I don't know what made Thomas so ready to catch up the reprinting of these children's books in advance of other American printers. Perhaps his attention was led to it by the fact that his "Prentice's Token," or specimen of his work when he was a printer's 'prentice, was one of those little books. It was issued in 1761 by A. Barclay in Cornhill, Boston, and a copy now in the possession of the American Antiquarian Society at Worcester, Massachusetts, is indorsed in Thomas' own handwriting as being by his 'prentice hand. The book is entitled, Tom Thumbs Play Book. To Teach Children their letters as soon as they can speak. It contains the old rhyme, "A, Apple pye, B, bit it, C, cut it," etc. Then came the rhymes beginning, "A, was an Archer and shot at a frog;" also a short catechism.

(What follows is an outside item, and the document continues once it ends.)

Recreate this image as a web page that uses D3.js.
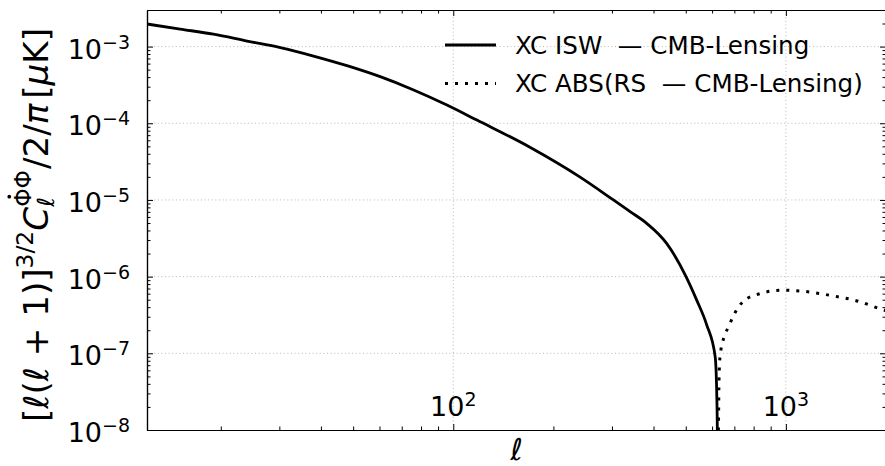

Isaiah Thomas lived in Worcester, printed these books there, and founded there the American Antiquarian Society; in the library of that society now in that city may be seen copies of nearly all these children's books which he reprinted; and a collection of pretty, quaint little volumes they are.
It is the universal decision of the special students of juvenile literature, that Goldsmith wrote Goody Two Shoes. Washington Irving thought the title-page plainly "bore the stamp of the sly and playful humour" of the author of the Vicar of Wakefield. It reads thus:—
"The History of Little Goody Two Shoes, otherwise called Mrs. Margery Two Shoes, with the means by which she acquired her Learning and Wisdom, and in consequence thereof, her Estate; set forth at large for the Benefit of those
"Who from a state of Rags and Care
And having Shoes but half a pair,
Their fortune and their fame would fix
And gallop in a Coach and Six.
The Renowned history of GOODY TWOSHOES."